--- Begin Records supplied ---

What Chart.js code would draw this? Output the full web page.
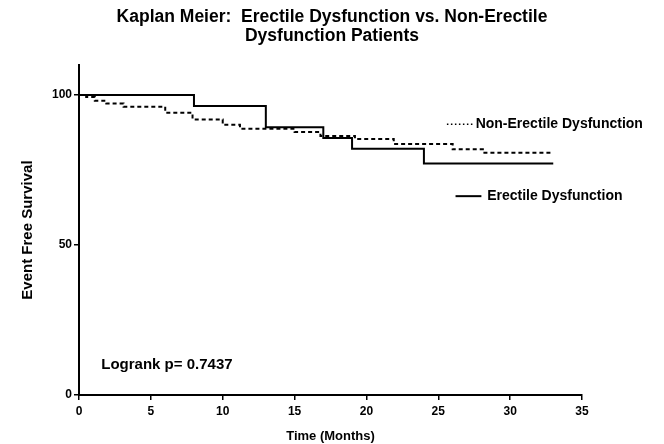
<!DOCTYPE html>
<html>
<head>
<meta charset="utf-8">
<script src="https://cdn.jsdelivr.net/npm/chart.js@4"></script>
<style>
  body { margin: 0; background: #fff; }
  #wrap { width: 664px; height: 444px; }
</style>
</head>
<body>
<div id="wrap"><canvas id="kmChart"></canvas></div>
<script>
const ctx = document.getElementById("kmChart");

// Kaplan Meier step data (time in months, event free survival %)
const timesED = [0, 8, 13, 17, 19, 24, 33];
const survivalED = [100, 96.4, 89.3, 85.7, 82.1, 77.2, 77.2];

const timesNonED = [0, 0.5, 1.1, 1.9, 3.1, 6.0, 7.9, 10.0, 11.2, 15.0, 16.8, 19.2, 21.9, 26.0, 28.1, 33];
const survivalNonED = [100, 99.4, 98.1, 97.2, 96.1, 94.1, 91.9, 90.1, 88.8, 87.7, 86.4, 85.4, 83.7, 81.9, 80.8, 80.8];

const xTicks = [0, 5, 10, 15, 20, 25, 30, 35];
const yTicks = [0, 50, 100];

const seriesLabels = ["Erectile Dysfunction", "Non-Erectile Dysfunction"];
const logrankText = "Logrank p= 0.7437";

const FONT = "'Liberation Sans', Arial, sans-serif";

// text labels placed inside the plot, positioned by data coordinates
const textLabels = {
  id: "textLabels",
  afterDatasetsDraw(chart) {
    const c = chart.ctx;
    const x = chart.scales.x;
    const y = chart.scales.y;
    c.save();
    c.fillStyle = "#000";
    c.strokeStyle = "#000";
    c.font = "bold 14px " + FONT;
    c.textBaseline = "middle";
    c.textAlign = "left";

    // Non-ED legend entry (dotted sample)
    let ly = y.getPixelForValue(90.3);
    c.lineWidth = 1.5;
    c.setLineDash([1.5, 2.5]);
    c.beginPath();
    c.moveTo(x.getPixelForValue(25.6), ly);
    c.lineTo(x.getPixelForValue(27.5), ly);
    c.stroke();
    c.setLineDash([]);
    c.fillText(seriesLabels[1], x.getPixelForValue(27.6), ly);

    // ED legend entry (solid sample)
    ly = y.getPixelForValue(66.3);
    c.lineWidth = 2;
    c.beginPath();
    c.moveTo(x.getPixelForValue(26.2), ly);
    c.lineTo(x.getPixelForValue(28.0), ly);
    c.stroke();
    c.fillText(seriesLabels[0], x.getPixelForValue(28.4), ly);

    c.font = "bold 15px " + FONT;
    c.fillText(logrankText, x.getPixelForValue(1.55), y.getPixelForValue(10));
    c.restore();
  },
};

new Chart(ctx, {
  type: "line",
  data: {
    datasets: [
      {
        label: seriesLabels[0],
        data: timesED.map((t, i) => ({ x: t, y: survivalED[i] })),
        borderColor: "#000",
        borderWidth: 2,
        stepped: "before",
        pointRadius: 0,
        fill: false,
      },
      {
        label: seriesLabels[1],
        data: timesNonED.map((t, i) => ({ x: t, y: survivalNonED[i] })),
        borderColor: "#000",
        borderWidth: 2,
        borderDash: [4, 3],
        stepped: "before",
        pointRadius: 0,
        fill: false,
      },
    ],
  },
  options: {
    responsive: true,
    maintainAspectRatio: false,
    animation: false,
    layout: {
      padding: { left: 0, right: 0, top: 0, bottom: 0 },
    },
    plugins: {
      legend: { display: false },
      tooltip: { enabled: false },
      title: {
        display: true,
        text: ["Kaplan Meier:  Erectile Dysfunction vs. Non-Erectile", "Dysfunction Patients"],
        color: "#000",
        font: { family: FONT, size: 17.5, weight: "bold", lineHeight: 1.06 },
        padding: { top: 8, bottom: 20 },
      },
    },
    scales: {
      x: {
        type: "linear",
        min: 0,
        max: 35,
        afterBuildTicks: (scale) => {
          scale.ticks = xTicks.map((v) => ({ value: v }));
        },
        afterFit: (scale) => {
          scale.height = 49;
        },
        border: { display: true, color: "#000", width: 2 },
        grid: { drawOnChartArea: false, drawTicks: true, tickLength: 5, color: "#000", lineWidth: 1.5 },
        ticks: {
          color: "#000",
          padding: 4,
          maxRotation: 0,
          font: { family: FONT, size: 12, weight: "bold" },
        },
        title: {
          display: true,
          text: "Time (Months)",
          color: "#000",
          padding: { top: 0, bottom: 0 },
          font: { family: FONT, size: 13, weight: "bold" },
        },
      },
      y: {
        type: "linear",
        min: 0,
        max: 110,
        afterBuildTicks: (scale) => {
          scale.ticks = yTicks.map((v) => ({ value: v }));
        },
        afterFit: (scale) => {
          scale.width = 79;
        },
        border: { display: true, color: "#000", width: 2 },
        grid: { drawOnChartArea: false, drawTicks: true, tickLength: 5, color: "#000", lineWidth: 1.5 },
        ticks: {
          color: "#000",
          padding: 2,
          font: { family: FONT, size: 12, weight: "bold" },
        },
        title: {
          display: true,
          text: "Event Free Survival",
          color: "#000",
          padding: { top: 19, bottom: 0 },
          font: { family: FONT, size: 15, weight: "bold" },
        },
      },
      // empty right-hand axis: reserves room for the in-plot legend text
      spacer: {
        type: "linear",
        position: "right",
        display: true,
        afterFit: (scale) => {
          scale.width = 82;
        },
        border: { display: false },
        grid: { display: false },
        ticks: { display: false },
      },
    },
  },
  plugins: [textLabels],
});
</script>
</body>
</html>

--- End Records supplied ---
--- Begin Records supplied ---

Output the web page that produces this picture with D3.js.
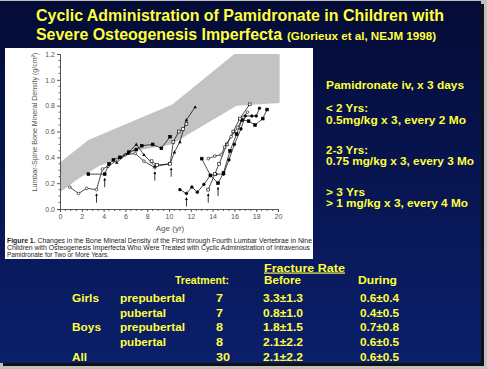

--- End Records supplied ---

▶ Job: Beginning with the line above that contains "What Chart.js code" and ending with the line that contains "const survivalED = [100, 96.4, 89.3, 85.7, 82.1, 77.2, 77.2];", quote each line exactly, keeping out the pictures.

▶ Written reply:
What Chart.js code would draw this? Output the full web page.
<!DOCTYPE html>
<html>
<head>
<meta charset="utf-8">
<script src="https://cdn.jsdelivr.net/npm/chart.js@4"></script>
<style>
  body { margin: 0; background: #fff; }
  #wrap { width: 664px; height: 444px; }
</style>
</head>
<body>
<div id="wrap"><canvas id="kmChart"></canvas></div>
<script>
const ctx = document.getElementById("kmChart");

// Kaplan Meier step data (time in months, event free survival %)
const timesED = [0, 8, 13, 17, 19, 24, 33];
const survivalED = [100, 96.4, 89.3, 85.7, 82.1, 77.2, 77.2];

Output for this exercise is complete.